Assessment centres uncovered

The Gateway sent its mole to an intern assessment weekend with one of the 'Big Four' professional services firms.

Like many people interested in a career in professional services, I decided to apply for an internship with one of the Big Four. So, in the first term of my second year at university I found myself browsing PwC's website before clicking on the button marked 'apply here'.

Fast-forward a few weeks, and having successfully navigated the perils of the online application, the next stage in the assessment process was a series of preliminary interviews. These were not what I was expecting. They were described by the cheery recruitment manager as "speed dating style". You basically sit at one of those school tables next to another applicant, each with an interviewer sitting opposite, and are very casually interviewed for 5-10 minutes before switching places. In the room there are four or five other pairs of applicants doing the same thing. I'm not entirely sure as to the purpose of this set-up but I imagine it is designed to test your focus and resolve in a busy environment. In terms of interview questions they are mainly just centered on your application form and your own background and interests. Do note: it is worth learning who the specific clients are at the department and office you have applied to. I have to sing the praises of PwC in that the recruitment manager will give you a fantastic brief over the telephone on all stages of the application and will essentially tell you everything you need to brush up on for interview. Do not be afraid to call them, they will help you out, although I would recommend having a notepad handy as there can be lots of information. If you are successful you will proceed to an assessment centre or, in my case, the PwC 'RECRU1T' weekend.

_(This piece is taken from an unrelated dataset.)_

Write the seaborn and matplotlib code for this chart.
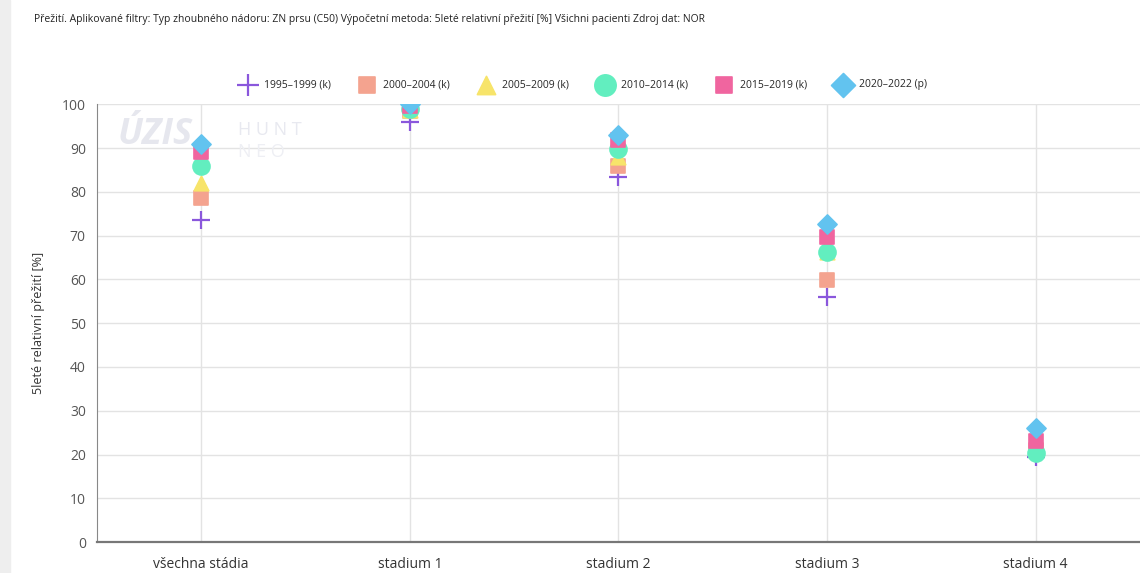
import pandas as pd
import matplotlib.pyplot as plt
import seaborn as sns

# data
categories = ['všechna stádia', 'stadium 1', 'stadium 2', 'stadium 3', 'stadium 4']
periods = ['1995–1999 (k)', '2000–2004 (k)', '2005–2009 (k)', '2010–2014 (k)', '2015–2019 (k)', '2020–2022 (p)']
v_1995 = [73.5, 96.0, 83.5, 56.0, 19.5]
v_2000 = [78.7, 98.5, 86.0, 59.8, 21.0]
v_2005 = [82.0, 98.8, 88.0, 66.3, 21.5]
v_2010 = [85.8, 99.0, 89.8, 66.2, 20.4]
v_2015 = [89.0, 99.5, 91.8, 69.6, 23.0]
v_2020 = [91.0, 100.0, 93.0, 72.6, 26.0]

colors = ['#8a57dc', '#f4a38f', '#f7e46a', '#62eebf', '#f0659f', '#62c3ef']
markers = ['+', 's', '^', 'o', 's', 'D']

rows = []
for p, vals in zip(periods, [v_1995, v_2000, v_2005, v_2010, v_2015, v_2020]):
    for c, v in zip(categories, vals):
        rows.append({'stadium': c, 'obdobi': p, 'preziti': v})
df = pd.DataFrame(rows)
df['x'] = df['stadium'].map({c: i for i, c in enumerate(categories)})

sns.set_style('white')
plt.rcParams['font.family'] = ['Open Sans', 'DejaVu Sans']

fig = plt.figure(figsize=(11.4, 5.73), dpi=100)
ax = fig.add_axes([0.085, 0.054, 0.915, 0.764])

# light page border on the left
fig.patches.append(plt.Rectangle((0, 0), 0.009, 1, transform=fig.transFigure,
                                 color='#eeeeee', zorder=0))

sizes = {'+': 150, 's': 95, '^': 110, 'o': 150, 'D': 95}
for p, col, m in zip(periods, colors, markers):
    sub = df[df['obdobi'] == p]
    sns.scatterplot(data=sub, x='x', y='preziti', ax=ax, color=col, marker=m,
                    s=sizes[m], linewidth=1.6 if m == '+' else 1.2,
                    edgecolor=None if m == '+' else col, label=p, zorder=3)

ax.set_xlim(-0.5, 4.5)
ax.set_ylim(0, 100)
ax.set_xticks(range(len(categories)))
ax.set_xticklabels(categories, fontsize=10, color='#333333')
ax.set_yticks(range(0, 101, 10))
ax.tick_params(axis='y', labelsize=10, colors='#555555', length=0, pad=8)
ax.tick_params(axis='x', length=0, pad=11)
ax.set_xlabel('')
ax.set_ylabel('5leté relativní přežití [%]', fontsize=9, color='#333333', labelpad=12)
ax.grid(True, color='#e3e3e3', linewidth=1)
ax.set_axisbelow(True)
for s in ['top', 'right']:
    ax.spines[s].set_visible(False)
ax.spines['left'].set_color('#888888')
ax.spines['bottom'].set_color('#777777')
ax.spines['bottom'].set_linewidth(1.6)

# faint watermark
ax.text(0.02, 0.91, 'ÚZIS', transform=ax.transAxes, fontsize=26, fontweight='bold',
        fontstyle='italic', color='#e6e7ee', zorder=1)
ax.text(0.135, 0.93, 'H U N T', transform=ax.transAxes, fontsize=13,
        color='#e8e9f0', zorder=1)
ax.text(0.135, 0.88, 'N E O', transform=ax.transAxes, fontsize=13,
        color='#eeeff4', zorder=1)

ax.legend(loc='center', bbox_to_anchor=(0.511, 0.852), bbox_transform=fig.transFigure,
          ncol=6, frameon=False, fontsize=7.5, handletextpad=0.5, columnspacing=2.5,
          markerscale=1.25)

fig.text(0.03, 0.966, 'Přežití. Aplikované filtry: Typ zhoubného nádoru: ZN prsu (C50) '
         'Výpočetní metoda: 5leté relativní přežití [%] Všichni pacienti Zdroj dat: NOR',
         fontsize=7.5, color='#222222', va='center')

fig.savefig('out.png', dpi=100)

The weekend runs from Friday evening to Sunday afternoon at a location near Southampton. At first I was dubious - team building exercises sounded a bit naff and a silly way of choosing staff - however, as it transpired I was very wrong. Upon arrival at the site you have a few briefing talks and are put into groups which will remain your team for the duration of the weekend. The next morning you and your team embark on a series of team challenges. The assessment is done by the PwC recruiting team, so with that in mind it is a good idea to make sure you make yourself heard and come up with some ideas for possible solutions. Be passionate and sell your ideas, remember they are using this as a metaphor for your ideas in the workplace. If yours is trumped by another suggestion don't hold a grudge, be supportive of your team. Remember the whole point is to operate as a team.

I would strongly advise you pick the brains of your Southampton University co-ordinator (or whoever is in charge of arranging your specific assessment exercise), before the real action begins. Get their advice and criticism and make sure you take their points on board for the real thing. A few gems my co-ordinator imparted were: make sure every team member has a chance to speak, invite others in, or pipe up if you are a quiet person and, most importantly, get stuck in. Always ask each team member if they are happy with the plan of action and if at any point you find that you're not actively doing anything then offer support - "is there anything I can do to help?" and "remember we only have X minutes left" are all great lines to chuck in. Smiling and being supportive of the team, as naff as it sounds, really does count.

In the morning I had three of these activities, and in the afternoon an activity which is a favourite of PwC's, raft building. Part of this is an auction for equipment, requiring the team to devise a strategy, bid for equipment, build the raft and for some of the team to pilot the raft in a race against the other teams. The competitive element isn't judged but all your teamwork is. As one of the quieter members of the team, I made up for my lack of contribution to the discussions by eagerly (and perhaps somewhat naively), volunteering to row the raft across the freezing lake. A word of advice: if you opt for this tactic you might want to ensure you pack plenty of spare clothes.

The last assessment on Saturday is a brief group presentation about how you found the activities. I chose to highlight what I thought my weaknesses were as I believe PwC are looking not only for confidence in presenting but also self awareness. If you go for this strategy be sure to include that you intend to address those weaknesses.

In the evening of the final assessment day the group are usually given some time off, a chance to pick the brains of a few recent graduate employees of PwC who make an appearance in preparation for your final interview. Come the morning you have an interview with one of the company partners. I can't offer too much insight here as each candidate got asked different questions; however, this is where you really need to shine. Throughout the whole interview process you will need to have a keen eye on business news and current affairs and what that means for PwC. I was interviewed just as the VAT rate was cut, so it was good to be able to talk confidently about how PwC can offer specialist advice on this area, especially to international clients who do not have the time nor inclination to master the finer points of British tax law. To prepare for this area it is worth going to the PwC UK website - navigate yourself to the Issues page and read the whole lot! It is great preparation, written in the most part by partners and gives a great insight to how current events are affecting the firm.

I was also probed in some depth about my application form. Be prepared to be challenged. I was asked what I would have done differently in my pre-budget report if I was the Chancellor of the Exchequer. I was the only candidate asked this question so don't bother scripting a model answer. Be aware of current events and have an opinion on them. I was given a pretty ruthless grilling by the person interviewing me, however, the importance here is not just to have a well-reasoned and logical opinion but also to be confident enough to stand up and defend it.

After that you are free to leave. I genuinely got on with the other candidates and we keep in contact. Two days after the weekend I was offered an internship position starting this summer, along with most of my team.